▶ Objective: Copy exactly, and only, the lines below from the first through the one containing "import matplotlib.pyplot as plt", both included; pictures are omitted.

▶ Provided material:
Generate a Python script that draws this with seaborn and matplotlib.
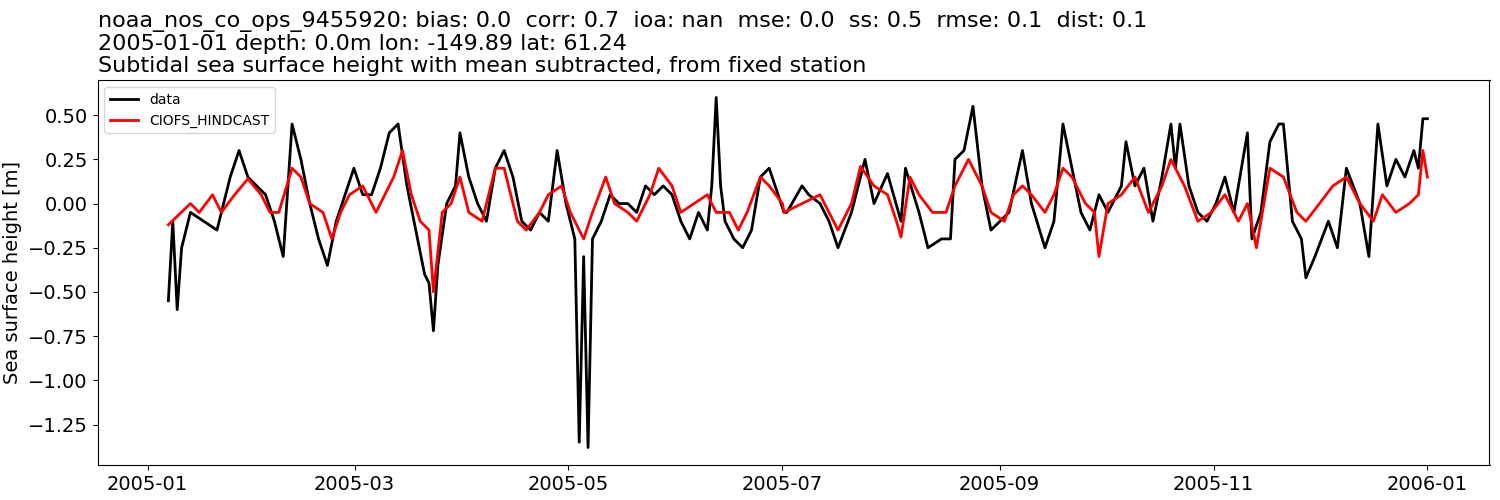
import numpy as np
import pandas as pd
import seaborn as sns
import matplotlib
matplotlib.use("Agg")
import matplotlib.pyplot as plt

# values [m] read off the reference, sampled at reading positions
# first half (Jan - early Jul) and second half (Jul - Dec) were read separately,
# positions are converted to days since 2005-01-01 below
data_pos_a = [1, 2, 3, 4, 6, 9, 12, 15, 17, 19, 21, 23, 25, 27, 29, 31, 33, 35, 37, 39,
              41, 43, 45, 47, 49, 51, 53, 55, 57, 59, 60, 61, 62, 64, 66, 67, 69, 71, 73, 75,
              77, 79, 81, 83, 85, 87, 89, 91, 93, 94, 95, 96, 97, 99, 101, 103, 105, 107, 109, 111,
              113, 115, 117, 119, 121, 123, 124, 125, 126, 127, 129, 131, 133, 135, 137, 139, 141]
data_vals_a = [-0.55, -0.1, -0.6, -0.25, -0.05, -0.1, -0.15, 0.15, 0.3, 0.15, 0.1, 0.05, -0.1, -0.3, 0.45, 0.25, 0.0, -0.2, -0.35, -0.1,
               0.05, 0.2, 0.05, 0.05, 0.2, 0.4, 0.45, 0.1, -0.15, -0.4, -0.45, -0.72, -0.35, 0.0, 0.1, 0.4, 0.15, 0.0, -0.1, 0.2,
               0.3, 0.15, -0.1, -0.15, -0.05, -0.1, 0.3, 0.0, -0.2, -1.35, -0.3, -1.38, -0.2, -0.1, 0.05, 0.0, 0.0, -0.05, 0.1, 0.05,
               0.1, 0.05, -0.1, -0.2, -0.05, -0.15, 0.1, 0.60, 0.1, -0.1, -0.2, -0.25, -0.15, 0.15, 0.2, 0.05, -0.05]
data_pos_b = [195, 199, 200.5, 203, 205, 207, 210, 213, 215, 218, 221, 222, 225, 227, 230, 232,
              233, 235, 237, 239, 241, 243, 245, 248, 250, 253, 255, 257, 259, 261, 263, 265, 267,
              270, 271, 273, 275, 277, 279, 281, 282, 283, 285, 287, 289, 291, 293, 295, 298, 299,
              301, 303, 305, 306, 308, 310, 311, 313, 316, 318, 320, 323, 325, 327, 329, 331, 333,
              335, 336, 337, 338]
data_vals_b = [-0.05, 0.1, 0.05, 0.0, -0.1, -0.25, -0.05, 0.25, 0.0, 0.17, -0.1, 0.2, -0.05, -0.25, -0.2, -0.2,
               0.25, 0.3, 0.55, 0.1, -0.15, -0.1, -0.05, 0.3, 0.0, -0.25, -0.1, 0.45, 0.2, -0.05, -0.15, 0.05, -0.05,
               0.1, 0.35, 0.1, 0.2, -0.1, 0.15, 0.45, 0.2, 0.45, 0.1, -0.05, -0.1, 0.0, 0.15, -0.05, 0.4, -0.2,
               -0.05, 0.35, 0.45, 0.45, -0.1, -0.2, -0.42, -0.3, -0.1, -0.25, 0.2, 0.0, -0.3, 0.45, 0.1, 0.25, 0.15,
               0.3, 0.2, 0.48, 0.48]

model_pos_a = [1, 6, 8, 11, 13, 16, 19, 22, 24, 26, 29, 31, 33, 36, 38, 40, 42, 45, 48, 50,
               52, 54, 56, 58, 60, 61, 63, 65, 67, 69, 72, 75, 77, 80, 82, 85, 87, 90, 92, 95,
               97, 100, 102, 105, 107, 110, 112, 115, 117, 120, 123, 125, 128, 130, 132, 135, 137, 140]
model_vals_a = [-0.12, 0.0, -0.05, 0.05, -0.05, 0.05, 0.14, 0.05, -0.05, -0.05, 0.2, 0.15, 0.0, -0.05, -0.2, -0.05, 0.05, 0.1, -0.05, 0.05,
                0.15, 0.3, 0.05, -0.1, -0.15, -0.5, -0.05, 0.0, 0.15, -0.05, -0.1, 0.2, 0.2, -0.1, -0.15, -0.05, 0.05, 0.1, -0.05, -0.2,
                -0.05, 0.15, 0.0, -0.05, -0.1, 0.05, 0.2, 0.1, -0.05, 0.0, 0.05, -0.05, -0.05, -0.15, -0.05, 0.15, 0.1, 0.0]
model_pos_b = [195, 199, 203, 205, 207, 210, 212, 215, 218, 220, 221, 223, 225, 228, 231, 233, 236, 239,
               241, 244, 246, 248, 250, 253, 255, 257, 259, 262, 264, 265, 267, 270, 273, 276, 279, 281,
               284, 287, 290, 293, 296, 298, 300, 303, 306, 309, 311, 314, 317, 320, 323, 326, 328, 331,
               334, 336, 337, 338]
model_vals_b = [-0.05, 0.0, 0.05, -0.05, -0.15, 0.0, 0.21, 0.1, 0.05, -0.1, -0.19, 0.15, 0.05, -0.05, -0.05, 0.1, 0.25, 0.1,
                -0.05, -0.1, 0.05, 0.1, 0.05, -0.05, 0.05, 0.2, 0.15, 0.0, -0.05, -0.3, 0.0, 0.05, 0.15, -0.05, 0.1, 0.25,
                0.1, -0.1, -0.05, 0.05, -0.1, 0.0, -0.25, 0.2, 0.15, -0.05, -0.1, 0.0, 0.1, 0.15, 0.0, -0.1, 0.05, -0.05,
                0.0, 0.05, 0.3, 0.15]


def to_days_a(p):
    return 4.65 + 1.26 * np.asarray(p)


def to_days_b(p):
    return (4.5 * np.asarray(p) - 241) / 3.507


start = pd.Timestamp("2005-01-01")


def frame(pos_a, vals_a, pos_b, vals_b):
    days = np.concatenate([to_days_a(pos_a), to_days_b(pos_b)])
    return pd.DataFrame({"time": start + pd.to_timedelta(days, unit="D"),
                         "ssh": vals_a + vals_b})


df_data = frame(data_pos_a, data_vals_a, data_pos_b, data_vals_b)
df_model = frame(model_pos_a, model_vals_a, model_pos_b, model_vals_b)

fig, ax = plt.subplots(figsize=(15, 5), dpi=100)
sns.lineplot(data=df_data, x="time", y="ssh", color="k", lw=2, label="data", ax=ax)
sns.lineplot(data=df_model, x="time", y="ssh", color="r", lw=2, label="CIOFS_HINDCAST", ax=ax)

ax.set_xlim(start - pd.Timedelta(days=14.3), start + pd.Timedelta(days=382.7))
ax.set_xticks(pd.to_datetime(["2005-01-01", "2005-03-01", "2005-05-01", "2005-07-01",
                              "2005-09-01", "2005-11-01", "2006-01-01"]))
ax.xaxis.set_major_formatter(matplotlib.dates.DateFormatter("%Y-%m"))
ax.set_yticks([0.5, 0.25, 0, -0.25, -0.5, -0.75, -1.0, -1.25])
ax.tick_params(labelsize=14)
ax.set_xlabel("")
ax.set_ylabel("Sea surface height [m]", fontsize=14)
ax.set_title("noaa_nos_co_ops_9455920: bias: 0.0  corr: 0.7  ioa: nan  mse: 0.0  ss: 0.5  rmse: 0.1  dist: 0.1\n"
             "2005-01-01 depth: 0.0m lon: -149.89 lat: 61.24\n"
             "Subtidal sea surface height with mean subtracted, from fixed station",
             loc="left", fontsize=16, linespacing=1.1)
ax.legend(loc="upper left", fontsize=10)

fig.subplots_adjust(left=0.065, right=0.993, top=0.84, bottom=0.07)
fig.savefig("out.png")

▶ Result for this exercise:
Generate a Python script that draws this with seaborn and matplotlib.
import numpy as np
import pandas as pd
import seaborn as sns
import matplotlib
matplotlib.use("Agg")
import matplotlib.pyplot as plt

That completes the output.